Research in the Bioinformatics Group is primarily driven by collaborative projects with faculty on campus, and by grant-funded internal projects. We also conduct some best practices and methdological research to fill gaps in current knowledge and solve challenging bioinformatics problems.


Assembling Difficult and Repetitive Genomes

A major focus of the group recently has been to assist with the assembly of complex genomes with long-read sequencing data. In collaboration with the Bauer Core, we support assembly with both PacBio HiFi and Nanopore technologies. Some recent examples include our work helping to assemble: - the 6 Gb genome of Phlox drummondii (collaboration with the Hopkins lab) - a variety of parasitic plant genomes (collaboration with the Davis lab) - a variety of undersampled invertebrate phyla (collaboration with the Giribet lab)

We are always excited to work on new and challenging genomes.

Methods for the analysis of single-cell RNA-seq data

Another focus of the group is developing methods related to cell type identification in the context of single cell RNA sequencing. This includes method development to assess the stablity of cell clustering, done in collaboration with the Dulac Lab, and work to develop new methods of cross-species comparison, funded by a collaborative agreement with Boehringer Ingelheim.

Best practices and methodological research

Genome annotation and RNA-seq analysis

A major focus of our recent best practices research has been to develop and test approaches for genome annotation. As genome assembly becomes more feasible for a diverse range of organisms, the need to understand how to best predict gene models in newly assembled organisms is only increasing. We have tested a variety of different commonly used methods for genome annotation in a number of different plant and animal species, with a goal of identifying robust, high-qualty methods that can be widely applied. This research has grown out of our longstanding interests in assesssing best practices for RNA-seq assembly, particularly in the context of transcriptome assembly in non-model species.

While this work is ongoing we are always happen to discuss new annotation projects and share preliminary results.

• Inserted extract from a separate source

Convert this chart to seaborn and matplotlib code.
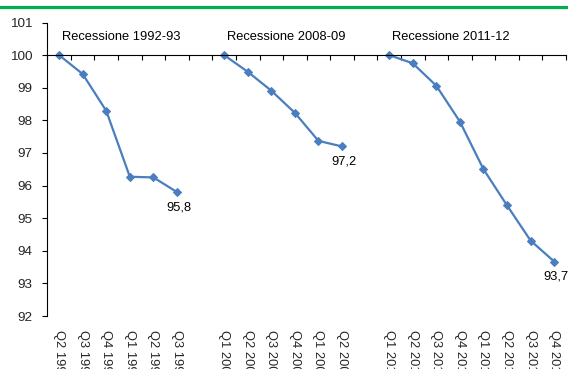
import matplotlib
matplotlib.use("Agg")
import matplotlib.pyplot as plt
from matplotlib.lines import Line2D
from matplotlib.ticker import FixedLocator, NullFormatter
import numpy as np
import pandas as pd
import seaborn as sns

# GDP index (start of recession = 100), quarterly
ep1_labels = ["Q2 1992", "Q3 1992", "Q4 1992", "Q1 1993", "Q2 1993", "Q3 1993"]
ep1_values = [100.0, 99.42, 98.29, 96.27, 96.25, 95.8]

ep2_labels = ["Q1 2008", "Q2 2008", "Q3 2008", "Q4 2008", "Q1 2009", "Q2 2009"]
ep2_values = [100.0, 99.49, 98.91, 98.23, 97.37, 97.2]

ep3_labels = ["Q1 2011", "Q2 2011", "Q3 2011", "Q4 2011",
              "Q1 2012", "Q2 2012", "Q3 2012", "Q4 2012"]
ep3_values = [100.0, 99.75, 99.06, 97.96, 96.5, 95.39, 94.31, 93.67]

episode_titles = ["Recessione 1992-93", "Recessione 2008-09", "Recessione 2011-12"]

y_ticks = [92, 93, 94, 95, 96, 97, 98, 99, 100, 101]

episodes = [(ep1_labels, ep1_values), (ep2_labels, ep2_values), (ep3_labels, ep3_values)]

# Build one table; a blank category separates consecutive episodes
rows = []
all_labels = []
pos = 0
for k, (labs, vals) in enumerate(episodes):
    if k > 0:
        all_labels.append("")
        pos += 1
    for lab, v in zip(labs, vals):
        rows.append({"pos": pos, "quarter": lab, "value": v, "episode": episode_titles[k]})
        all_labels.append(lab)
        pos += 1
df = pd.DataFrame(rows)
n_cat = len(all_labels)

sns.set_style("white")
plt.rcParams["font.family"] = ["Liberation Sans Narrow", "Liberation Sans", "DejaVu Sans"]
FS = 9.3
plt.rcParams["font.size"] = FS

fig = plt.figure(figsize=(5.68, 3.69), dpi=100)
ax = fig.add_axes([0.0833, 0.1436, 0.9132, 0.7954])

line_color = "#4A7EBF"
for title in episode_titles:
    sub = df[df["episode"] == title]
    sns.lineplot(data=sub, x="pos", y="value", ax=ax, color=line_color,
                 linewidth=1.6, marker="D", markersize=4.2,
                 markeredgecolor=line_color, markerfacecolor=line_color)

ax.set_xlim(-0.5, n_cat - 0.5)
ax.set_ylim(92, 101)
ax.set_yticks(y_ticks)
ax.set_yticklabels([str(t) for t in y_ticks])
ax.set_xlabel("")
ax.set_ylabel("")

# Spines: left axis plus a category axis crossing at 100
for side in ("top", "right"):
    ax.spines[side].set_visible(False)
for side in ("left", "bottom"):
    ax.spines[side].set_color("black")
    ax.spines[side].set_linewidth(0.8)
ax.spines["bottom"].set_position(("data", 100))

ax.tick_params(axis="y", direction="out", length=3.5, width=0.8, color="black",
               pad=7, labelsize=FS + 0.4, left=True)
ax.xaxis.set_major_locator(FixedLocator(np.arange(-0.5, n_cat, 1.0)))
ax.xaxis.set_major_formatter(NullFormatter())
ax.tick_params(axis="x", direction="out", length=3.5, width=0.8, color="black", bottom=True)

# Category labels placed below the plot area
sec = ax.secondary_xaxis("bottom")
sec.set_xticks(np.arange(n_cat))
sec.set_xticklabels(all_labels, rotation=270, fontsize=FS)
sec.tick_params(length=0, pad=10)
sec.spines["bottom"].set_visible(False)

# Episode titles and end-of-episode value labels
start = 0
for k, (labs, vals) in enumerate(episodes):
    ax.text(start + 0.12, 100.57, episode_titles[k], fontsize=FS,
            ha="left", va="center", color="black")
    last_pos = start + len(labs) - 1
    last_val = vals[-1]
    ax.annotate(f"{last_val:.1f}".replace(".", ","), xy=(last_pos, last_val),
                xytext=(1.5, -11), textcoords="offset points",
                ha="center", va="center", fontsize=FS, color="black")
    start += len(labs) + 1

# Green rule across the top
fig.add_artist(Line2D([0, 1], [0.9797, 0.9797], transform=fig.transFigure,
                      color="#00B050", linewidth=2.3))

fig.savefig("out.png", dpi=100)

Variant calling is an extremely common task in a wide variety of fields. However, this remains a complicated pipeline many researchers, especially given the lack of readily avilable resources describing how to optimize and efficienctly run common variant calling pipelines, such as GATK, in non-human contexts. To aid researchers working in non-human species, we have developed a flexible snakemake pipeline, snpArcher, that is designed to facilitate plug-and-play variant calling for a wide range of species.

Grant funded research

The group is also supported by several research grants, which fund postdoctoral research in the Bioinformatics group. Our major research interests revolve around understanding the genomic basis of convergent evolution.

Convergent evolution

Convergent evolution describes the phenomenon where a similar or identical phenotype evolves in multiple independent lineages. Classic examples include diverse traits such as the evolution of echolocation in bats, cetaceans, and some species of birds; the recurrent evolution of crab-like body plans in crustaceans (carcinisation); and loss of limbs in snakes and caecilians.

Our work in this area - funded by NSF and NIH grants - has focused on using comparative and population genomics to understand genomic correlates of convergent phenotypes in birds. Along with a wide range of collaborators, we are working on population genetics of brood parasitic birds; genomic changes associated with morphological evolution towards shorter tarsi in a variety of bird clades; and the genomics of nectarivory in hummingbirds, honeyeaters, parrots, and sunbirds.